## Stated problem
Extract every line that includes the string "React".

Source code of charts:

** START **

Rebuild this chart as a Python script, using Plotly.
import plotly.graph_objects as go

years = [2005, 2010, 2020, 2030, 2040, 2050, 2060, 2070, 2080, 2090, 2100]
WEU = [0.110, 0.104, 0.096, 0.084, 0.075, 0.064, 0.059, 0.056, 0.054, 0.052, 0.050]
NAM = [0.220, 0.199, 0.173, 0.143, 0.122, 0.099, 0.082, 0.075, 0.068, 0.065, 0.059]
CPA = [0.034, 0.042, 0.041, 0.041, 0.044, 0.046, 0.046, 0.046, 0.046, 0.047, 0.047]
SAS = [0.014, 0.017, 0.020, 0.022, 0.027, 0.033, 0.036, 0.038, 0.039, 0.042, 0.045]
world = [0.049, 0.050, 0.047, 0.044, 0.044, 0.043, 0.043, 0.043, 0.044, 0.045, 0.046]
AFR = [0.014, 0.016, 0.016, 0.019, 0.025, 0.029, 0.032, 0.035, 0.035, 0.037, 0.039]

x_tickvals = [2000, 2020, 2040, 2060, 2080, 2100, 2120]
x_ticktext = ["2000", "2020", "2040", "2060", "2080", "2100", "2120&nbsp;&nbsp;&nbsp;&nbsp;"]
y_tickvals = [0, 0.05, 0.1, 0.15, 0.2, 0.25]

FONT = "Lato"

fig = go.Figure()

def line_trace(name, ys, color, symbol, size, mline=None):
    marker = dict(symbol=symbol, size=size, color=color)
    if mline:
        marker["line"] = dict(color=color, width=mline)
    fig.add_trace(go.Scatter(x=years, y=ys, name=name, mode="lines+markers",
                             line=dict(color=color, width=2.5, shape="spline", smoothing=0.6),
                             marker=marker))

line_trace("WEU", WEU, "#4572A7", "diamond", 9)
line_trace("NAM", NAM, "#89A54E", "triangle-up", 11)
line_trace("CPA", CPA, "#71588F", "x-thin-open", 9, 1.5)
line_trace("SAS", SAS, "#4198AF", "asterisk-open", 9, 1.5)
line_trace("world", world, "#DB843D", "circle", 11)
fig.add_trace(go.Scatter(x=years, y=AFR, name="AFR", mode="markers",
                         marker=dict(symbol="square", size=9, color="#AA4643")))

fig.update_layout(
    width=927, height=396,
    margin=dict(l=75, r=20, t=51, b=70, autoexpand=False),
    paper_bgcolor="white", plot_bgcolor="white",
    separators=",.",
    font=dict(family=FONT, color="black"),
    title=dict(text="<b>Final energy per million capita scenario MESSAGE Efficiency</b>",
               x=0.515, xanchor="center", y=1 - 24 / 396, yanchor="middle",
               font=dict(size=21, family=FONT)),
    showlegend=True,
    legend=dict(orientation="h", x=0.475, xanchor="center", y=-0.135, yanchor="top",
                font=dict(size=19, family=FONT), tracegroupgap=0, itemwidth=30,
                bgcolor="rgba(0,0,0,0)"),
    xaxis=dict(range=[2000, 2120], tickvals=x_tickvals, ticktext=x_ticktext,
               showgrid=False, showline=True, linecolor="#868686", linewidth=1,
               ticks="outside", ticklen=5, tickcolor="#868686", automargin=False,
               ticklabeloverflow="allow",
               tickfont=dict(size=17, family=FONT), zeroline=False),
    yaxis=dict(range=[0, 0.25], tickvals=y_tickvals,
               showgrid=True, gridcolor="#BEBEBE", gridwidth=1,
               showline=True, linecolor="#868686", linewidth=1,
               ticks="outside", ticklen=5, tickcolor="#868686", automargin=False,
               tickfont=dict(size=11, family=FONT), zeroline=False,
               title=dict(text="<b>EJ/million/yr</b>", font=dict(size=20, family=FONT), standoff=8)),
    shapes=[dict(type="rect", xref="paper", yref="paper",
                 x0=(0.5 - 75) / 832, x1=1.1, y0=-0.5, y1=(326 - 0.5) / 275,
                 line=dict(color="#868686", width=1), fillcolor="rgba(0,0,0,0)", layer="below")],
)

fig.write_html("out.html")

** END **
** START **

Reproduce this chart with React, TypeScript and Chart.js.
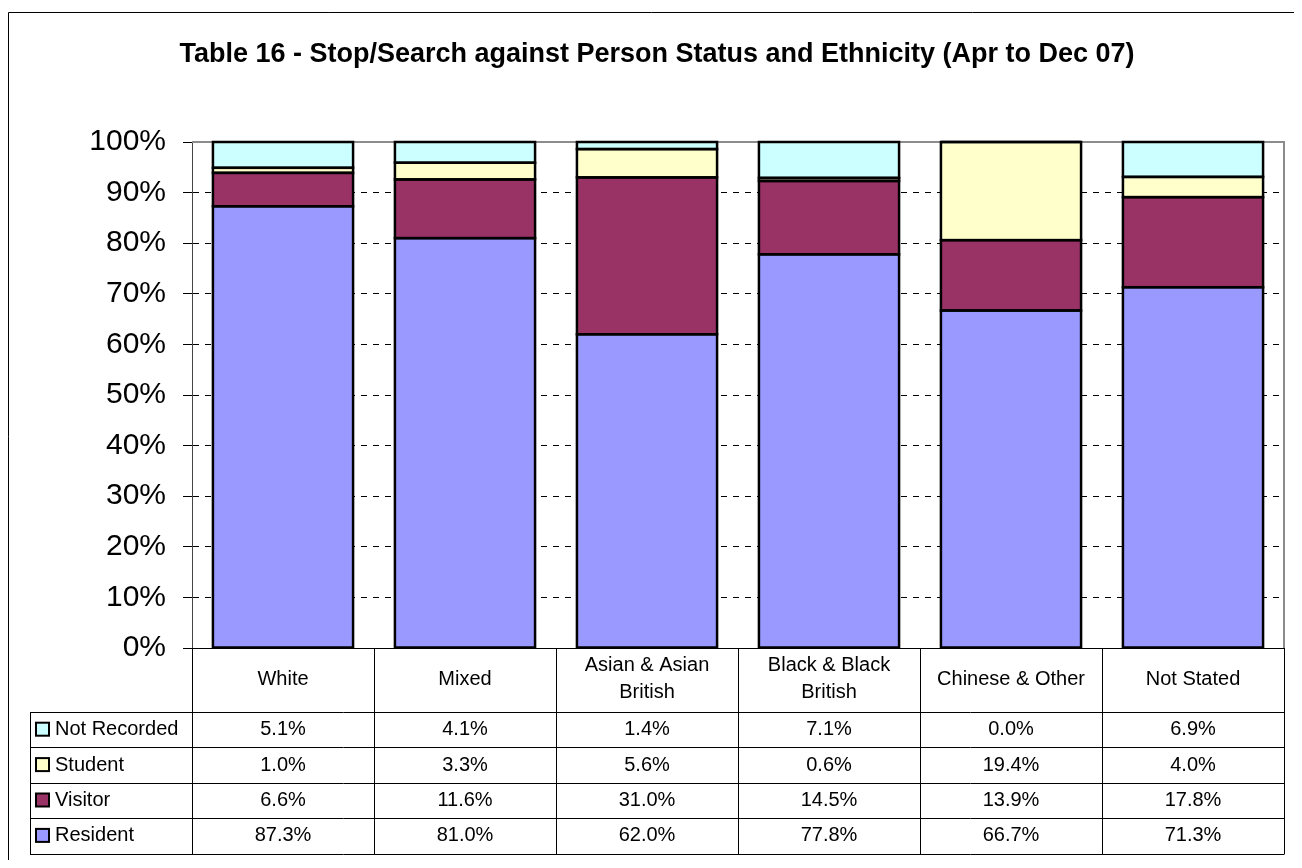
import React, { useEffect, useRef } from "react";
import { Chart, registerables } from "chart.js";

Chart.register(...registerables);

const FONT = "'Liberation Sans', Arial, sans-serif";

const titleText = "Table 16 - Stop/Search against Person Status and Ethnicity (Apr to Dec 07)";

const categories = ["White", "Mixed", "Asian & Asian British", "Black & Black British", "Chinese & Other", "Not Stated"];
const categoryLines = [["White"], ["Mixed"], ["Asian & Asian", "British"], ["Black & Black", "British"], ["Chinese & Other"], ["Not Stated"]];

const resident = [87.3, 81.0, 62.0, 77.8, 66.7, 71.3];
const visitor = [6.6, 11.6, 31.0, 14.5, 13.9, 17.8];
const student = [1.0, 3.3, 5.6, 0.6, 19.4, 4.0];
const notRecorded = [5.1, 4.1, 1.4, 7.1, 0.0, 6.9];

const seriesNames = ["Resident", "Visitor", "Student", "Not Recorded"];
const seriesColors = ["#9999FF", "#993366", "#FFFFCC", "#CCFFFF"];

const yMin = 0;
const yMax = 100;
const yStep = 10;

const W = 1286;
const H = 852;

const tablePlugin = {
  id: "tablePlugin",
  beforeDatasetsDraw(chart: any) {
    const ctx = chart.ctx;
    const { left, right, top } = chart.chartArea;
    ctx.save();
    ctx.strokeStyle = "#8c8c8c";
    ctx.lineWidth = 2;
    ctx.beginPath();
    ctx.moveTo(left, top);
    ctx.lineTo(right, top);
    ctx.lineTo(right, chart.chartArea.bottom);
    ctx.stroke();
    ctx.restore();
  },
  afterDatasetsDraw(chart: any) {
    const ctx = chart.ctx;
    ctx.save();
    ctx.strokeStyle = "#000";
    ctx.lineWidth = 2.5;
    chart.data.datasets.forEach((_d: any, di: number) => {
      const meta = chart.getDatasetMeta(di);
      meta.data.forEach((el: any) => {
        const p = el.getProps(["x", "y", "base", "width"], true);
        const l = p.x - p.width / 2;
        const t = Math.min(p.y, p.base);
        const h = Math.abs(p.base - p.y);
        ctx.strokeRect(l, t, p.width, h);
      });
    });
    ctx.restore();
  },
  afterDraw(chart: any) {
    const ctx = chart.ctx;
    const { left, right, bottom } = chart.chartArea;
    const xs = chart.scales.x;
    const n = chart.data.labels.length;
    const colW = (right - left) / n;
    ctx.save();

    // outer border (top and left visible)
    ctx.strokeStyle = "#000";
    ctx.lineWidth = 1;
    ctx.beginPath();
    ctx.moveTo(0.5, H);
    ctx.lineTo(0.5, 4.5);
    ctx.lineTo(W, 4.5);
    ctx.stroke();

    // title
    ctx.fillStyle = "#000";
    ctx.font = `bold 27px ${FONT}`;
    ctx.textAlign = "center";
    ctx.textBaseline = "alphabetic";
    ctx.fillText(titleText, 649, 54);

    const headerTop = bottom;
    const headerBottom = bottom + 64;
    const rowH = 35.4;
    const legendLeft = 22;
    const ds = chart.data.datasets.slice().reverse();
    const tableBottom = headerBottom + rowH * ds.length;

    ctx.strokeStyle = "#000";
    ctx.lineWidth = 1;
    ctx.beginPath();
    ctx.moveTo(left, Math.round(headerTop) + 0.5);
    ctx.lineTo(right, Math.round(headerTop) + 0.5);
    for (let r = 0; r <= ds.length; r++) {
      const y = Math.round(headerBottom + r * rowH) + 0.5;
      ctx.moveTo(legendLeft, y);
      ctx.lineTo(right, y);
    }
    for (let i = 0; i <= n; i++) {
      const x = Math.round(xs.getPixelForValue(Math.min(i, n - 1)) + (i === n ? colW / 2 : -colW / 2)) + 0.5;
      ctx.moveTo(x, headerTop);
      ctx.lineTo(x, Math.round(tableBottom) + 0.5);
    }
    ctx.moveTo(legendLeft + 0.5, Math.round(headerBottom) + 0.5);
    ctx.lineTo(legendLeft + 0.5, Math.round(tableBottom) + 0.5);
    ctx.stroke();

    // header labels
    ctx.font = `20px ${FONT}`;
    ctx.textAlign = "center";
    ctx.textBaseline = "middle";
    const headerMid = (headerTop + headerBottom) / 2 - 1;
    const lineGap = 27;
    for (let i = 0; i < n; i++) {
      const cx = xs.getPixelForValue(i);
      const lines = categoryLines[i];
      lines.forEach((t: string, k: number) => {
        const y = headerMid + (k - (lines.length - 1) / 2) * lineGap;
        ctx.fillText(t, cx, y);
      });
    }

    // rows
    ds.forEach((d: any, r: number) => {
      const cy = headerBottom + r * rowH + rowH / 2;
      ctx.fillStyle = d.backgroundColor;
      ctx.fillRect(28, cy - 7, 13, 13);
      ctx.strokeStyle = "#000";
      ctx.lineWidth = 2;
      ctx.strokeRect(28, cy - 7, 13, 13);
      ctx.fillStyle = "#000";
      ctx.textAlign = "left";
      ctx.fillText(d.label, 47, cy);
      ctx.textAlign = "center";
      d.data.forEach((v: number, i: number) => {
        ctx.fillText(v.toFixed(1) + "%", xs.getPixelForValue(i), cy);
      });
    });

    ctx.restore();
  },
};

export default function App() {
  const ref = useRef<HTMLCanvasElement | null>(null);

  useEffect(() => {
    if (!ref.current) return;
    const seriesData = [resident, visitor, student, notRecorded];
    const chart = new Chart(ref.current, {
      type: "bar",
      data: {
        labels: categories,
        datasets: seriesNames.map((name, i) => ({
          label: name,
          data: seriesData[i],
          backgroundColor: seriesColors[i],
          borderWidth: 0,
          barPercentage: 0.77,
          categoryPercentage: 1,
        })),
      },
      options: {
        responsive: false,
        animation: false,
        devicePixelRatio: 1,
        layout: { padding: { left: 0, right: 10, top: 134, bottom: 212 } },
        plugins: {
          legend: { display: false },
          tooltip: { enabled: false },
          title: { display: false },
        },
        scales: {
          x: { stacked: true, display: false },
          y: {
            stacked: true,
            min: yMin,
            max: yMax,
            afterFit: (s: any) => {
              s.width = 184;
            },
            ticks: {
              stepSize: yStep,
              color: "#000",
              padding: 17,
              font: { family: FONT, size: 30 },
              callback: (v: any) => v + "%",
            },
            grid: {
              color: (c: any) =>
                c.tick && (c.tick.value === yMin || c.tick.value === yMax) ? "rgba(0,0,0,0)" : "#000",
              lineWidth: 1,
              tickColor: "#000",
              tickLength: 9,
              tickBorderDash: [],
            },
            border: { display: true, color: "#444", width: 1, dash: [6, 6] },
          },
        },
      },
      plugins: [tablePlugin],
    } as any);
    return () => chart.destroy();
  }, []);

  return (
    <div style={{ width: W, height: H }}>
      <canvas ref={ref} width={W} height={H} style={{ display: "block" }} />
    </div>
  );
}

** END **

## Reply to the exercise
Reproduce this chart with React, TypeScript and Chart.js.
import React, { useEffect, useRef } from "react";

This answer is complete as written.